McDonald, who joined MITRE in 2000, has been a technical contributor and leader of efforts in theoretical analysis, modeling and simulation, prototyping, laboratory and field testing, acquisition, and overall systems engineering for sponsors across the military services, intelligence communities, and the Department of Homeland Security. A recent area of focus includes serving as a trusted technical advisor to the Air Force PNT Strategy Working Group under the Air Force Warfighting Integration Capability. As a technical fellow, McDonald builds upon his history of setting strategic direction and coordinating the technical execution of MITRE’s PNT work portfolio across its federally funded research and development centers to meet opportunities and challenges of national importance.
Over the past several years McDonald has served as MITRE’s PNT director as well as the chief engineer for the Electronic Systems Innovation Center within MITRE Labs. McDonald was also the U.S. deputy to the International Navwar Memorandum of Understanding Electronic Attack Working Group—a consortium focused on collaborative technology growth. He has written and presented conference papers, journal papers, and book chapters with a focus on space-time adaptive processing for jammer mitigation and GPS receiver anti-spoofing algorithms. He was also named a top 50 “Leader to Watch” by GPS World Magazine.
McDonald is a long-standing member of the Institute of Navigation (ION), frequently serving as session chair and presenter at its conferences. He is also an officer in the ION’s Military Division.

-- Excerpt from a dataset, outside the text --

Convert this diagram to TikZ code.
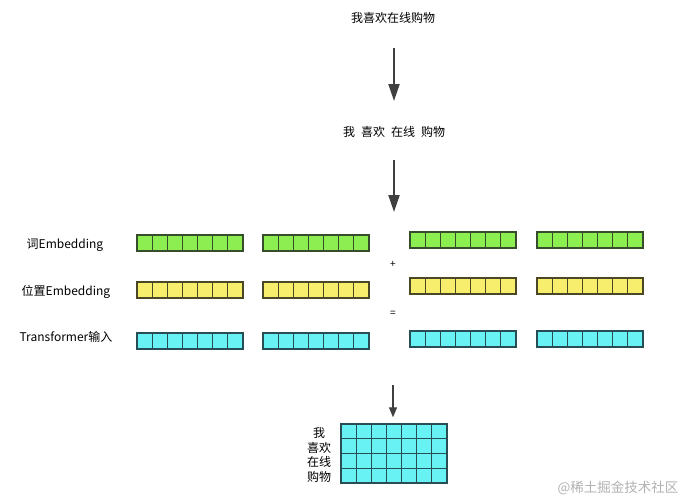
\documentclass[tikz,border=0pt]{standalone}
\usepackage{fontspec}
\setmainfont{Noto Sans CJK SC}
\usetikzlibrary{arrows.meta}
\definecolor{gfill}{HTML}{8DEE52}
\definecolor{gline}{HTML}{354D2A}
\definecolor{yfill}{HTML}{F6EE6C}
\definecolor{yline}{HTML}{4A4726}
\definecolor{cfill}{HTML}{68F2F4}
\definecolor{cline}{HTML}{264E54}
\definecolor{arrowc}{HTML}{404040}
\newcommand\embrow[4]{%
  \filldraw[fill=#3,draw=#4,line width=1.4pt] (#1,#2) rectangle ++(106,16);
  \foreach \i in {1,...,6} \draw[draw=#4,line width=1.2pt] (#1+\i*15.143,#2) -- ++(0,16);
}
\begin{document}
\begin{tikzpicture}[x=1pt,y=-1pt,
  title/.style={font=\fontsize{12}{14}\selectfont,inner sep=0pt,anchor=center},
  lab/.style={font=\fontsize{12}{14}\selectfont,inner sep=0pt,anchor=center},
  bigarrow/.style={draw=arrowc,line width=2pt,-{Triangle[length=17pt,width=11pt]}},
  smallarrow/.style={draw=arrowc,line width=1.2pt,-{Triangle[length=10pt,width=8pt]}}]
\useasboundingbox[fill=white] (0,0) rectangle (687,503);
\node[title] (t1) at (393,18) {我喜欢在线购物};
\node[title] (t2) at (394,132) {我\hspace{0.5em}喜欢\hspace{0.5em}在线\hspace{0.5em}购物};
\coordinate (a1s) at (394,48);
\coordinate (a1e) at (394,101);
\coordinate (a2s) at (394,160);
\coordinate (a2e) at (394,212);
\draw[bigarrow] (a1s) -- (a1e);
\draw[bigarrow] (a2s) -- (a2e);
% labels
\node[lab] (l1) at (65,245) {词Embedding};
\node[lab] (l2) at (66,292) {位置Embedding};
\node[lab] (l3) at (66,337) {Transformer输入};
\node[lab,font=\fontsize{10}{11}\selectfont] (plus) at (393,264) {+};
\node[lab,font=\fontsize{10}{11}\selectfont] (eq) at (393,314) {=};
% rows
\embrow{137}{235}{gfill}{gline}
\embrow{263}{235}{gfill}{gline}
\embrow{410}{232}{gfill}{gline}
\embrow{537}{232}{gfill}{gline}
\embrow{137}{282}{yfill}{yline}
\embrow{263}{282}{yfill}{yline}
\embrow{410}{278}{yfill}{yline}
\embrow{537}{278}{yfill}{yline}
\embrow{137}{333}{cfill}{cline}
\embrow{263}{333}{cfill}{cline}
\embrow{410}{331}{cfill}{cline}
\embrow{537}{331}{cfill}{cline}
% matrix
\node[draw=cline,fill=cfill,line width=1.4pt,minimum width=106pt,minimum height=59pt,inner sep=0pt] (mat) at (394,453.5) {};
\foreach \i in {1,...,6} \draw[draw=cline,line width=1.2pt] (341+\i*15.143,424) -- ++(0,59);
\foreach \j in {1,...,3} \draw[draw=cline,line width=1.2pt] (341,424+\j*14.75) -- ++(106,0);
\coordinate (a3s) at (393,385);
\draw[smallarrow] (a3s) -- (mat.north -| a3s) [shorten >=6pt];
\node[lab] (m1) at (319,433) {我};
\node[lab] (m2) at (319,448) {喜欢};
\node[lab] (m3) at (319,462) {在线};
\node[lab] (m4) at (319,477) {购物};
\node[lab,font=\fontsize{13.5}{15}\selectfont,text=black!30] (wm) at (618,488) {@稀土掘金技术社区};
\end{tikzpicture}
\end{document}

In 2016 McDonald re-invigorated the New England section of the ION, which had been inactive for several years, and was elected as section chair.
McDonald received his bachelor’s, master’s, and Ph.D. in electrical engineering from Lehigh University, where he researched space-time adaptive processing techniques for electronic protection of radar systems as well as mathematical modeling of communication system interference.